One reason patients avoid trips to their dentists is because they are embarrassed about drooling during treatment, but dentists say this is a lame excuse.
"Everybody pretty much drools, and it's true that some people drool more than others," says David Miller, D.D.S., a general dentist who practices on Chicago's south side. "This is a non-issue for dentists. We see it all the time and if we were offended, we probably wouldn't be in this business."
Dr. Miller says that dental treatments cause the mouth to be opened and closed frequently, stimulating the salivary glands. "We use a suction tube to control saliva because saliva makes it difficult to see and work," he says. "Too much saliva is like working under water."
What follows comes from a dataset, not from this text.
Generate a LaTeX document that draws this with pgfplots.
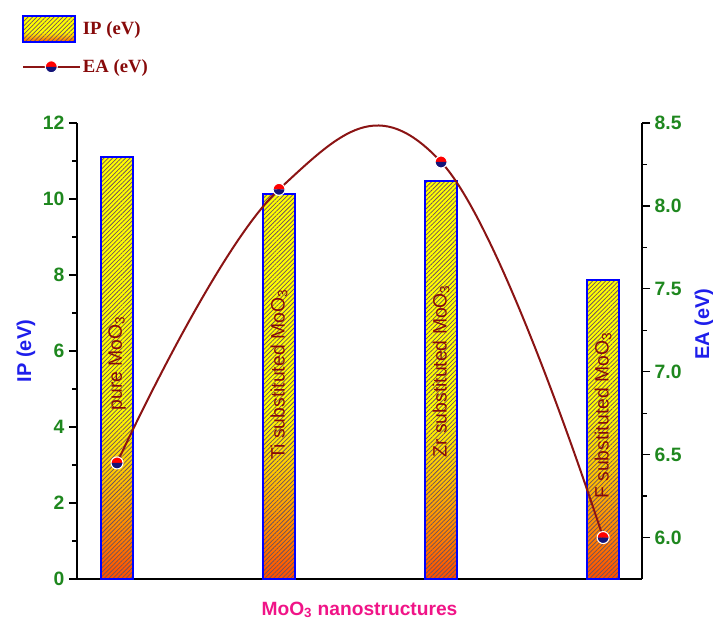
\documentclass[border=0pt]{standalone}
\usepackage{pgfplots}
\pgfplotsset{compat=1.18}
\usepackage{fontspec}
\setmainfont{Liberation Sans}
\newfontfamily\serifb{Liberation Serif}
\usetikzlibrary{patterns.meta,plotmarks}
\definecolor{tickgreen}{RGB}{30,135,30}
\definecolor{lblblue}{RGB}{30,30,235}
\definecolor{xpink}{RGB}{240,20,135}
\definecolor{curvered}{RGB}{139,20,20}
\definecolor{txtred}{RGB}{135,10,10}
\definecolor{hatch}{RGB}{110,80,95}
\definecolor{navyb}{RGB}{20,20,120}
\pgfdeclareverticalshading{barshade}{100bp}{color(0bp)=(red); color(25bp)=(orange!60!red); color(30bp)=(orange); color(38bp)=(orange!40!yellow); color(45bp)=(yellow); color(100bp)=(yellow)}
\tikzset{
 ipbar/.style={draw=blue, line width=1.5pt, preaction={shade, shading=barshade},
   pattern={Lines[angle=45,distance=2.3pt,line width=0.55pt]}, pattern color=hatch},
 barlabel/.style={rotate=90, text=txtred, font=\fontsize{14.5}{16}\selectfont},
}
\pgfplotsset{
 barlegend/.style={legend image code/.code={\path[##1] (0pt,-9.75pt) rectangle (39pt,9.75pt);}},
 linelegend/.style={legend image code/.code={\draw[mark repeat=2,mark phase=2,##1] plot coordinates {(0pt,0pt) (21pt,0pt) (42pt,0pt)};}},
 common/.style={
  at={(0,0)}, anchor=south west,
  scale only axis, width=423.75pt, height=342pt,
  xmin=0.753, xmax=4.24,
  tick align=outside,
  major tick length=6pt, minor tick length=3.5pt,
  every tick/.style={black, line width=1pt},
  axis line style={line width=1.5pt, -},
  minor y tick num=1,
  /pgf/number format/assume math mode=true,
  yticklabel style={font=\bfseries\fontsize{14.5}{16}\selectfont, text=tickgreen},
  ylabel style={font=\bfseries\fontsize{15}{17}\selectfont, text=lblblue},
 },
}
\begin{document}
\begin{tikzpicture}
\begin{axis}[common,
  ymin=0, ymax=12,
  axis x line*=bottom, axis y line*=left,
  xtick=\empty,
  ytick={0,2,...,12},
  ylabel={IP (eV)},
  ylabel style={at={(axis description cs:-0.081,0.5)}, anchor=base},
  xlabel={MoO\textsubscript{3} nanostructures},
  xlabel style={at={(axis description cs:0.5,-0.079)}, anchor=base, font=\bfseries\fontsize{14.4}{16}\selectfont, text=xpink},
]
\addplot[ybar, bar width=0.2, ipbar] coordinates {(1,11.1) (2,10.13) (3,10.47) (4,7.87)};
\node[barlabel] at (axis cs:1,5.68) {pure MoO\textsubscript{3}};
\node[barlabel] at (axis cs:2,5.38) {Ti substituted MoO\textsubscript{3}};
\node[barlabel] at (axis cs:3,5.47) {Zr substituted MoO\textsubscript{3}};
\node[barlabel] at (axis cs:4,4.3) {F substituted MoO\textsubscript{3}};
\end{axis}
\begin{axis}[common,
  ymin=5.75, ymax=8.5,
  axis x line=none, axis y line*=right,
  ytick={6,6.5,...,8.5},
  yticklabel style={/pgf/number format/.cd, fixed, fixed zerofill, precision=1},
  ylabel={EA (eV)},
  ylabel style={at={(axis description cs:1.1186,0.559)}, anchor=base},
  legend style={draw=none, fill=none, at={(axis description cs:-0.0973,1.2368)}, anchor=north west,
    font=\serifb\bfseries\fontsize{14}{16}\selectfont, text=txtred, inner sep=0pt, row sep=10pt},
  legend cell align=left,
]
\addlegendimage{ipbar, barlegend}
\addplot[smooth, tension=0.7, color=curvered, line width=1.5pt,
  mark=halfcircle*, mark size=4.5pt,
  mark options={solid, fill=red, mark color=navyb, draw=white, line width=0.8pt},
  linelegend]
  coordinates {(1,6.45) (2,8.10) (3,8.265) (4,6.0)};
\legend{IP (eV), EA (eV)}
\end{axis}
\pgfresetboundingbox
\path[use as bounding box] (-57.75pt,-32.25pt) rectangle (477pt,434.25pt);
\end{tikzpicture}
\end{document}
A patient's mouth needs to be dry for the dentist to complete many procedures. Many of the products dentists use such as adhesives, amalgams and bonding materials do not work effectively unless they are placed in a dry environment.
To keep the mouth dry, dentists use cotton rolls, rubber dams, high-speed suction or a combination of all of these. In cases where patients excrete an excessive amount of saliva, dentists can use medications that alleviate the problem. The medication lasts a short time but allows the dentist to work in a saliva-free environment.
But the important thing to remember is that drooling in the dental chair is an ordinary occurrence.
"I guess people simply do not like to look foolish and they think drooling is one of those things that embarrasses them," he says. "But it's just something that happens. Patients should not use drooling as an excuse to avoid dental care. To me, people look foolish when they have bad teeth due to lack of dental care and regular dental visits."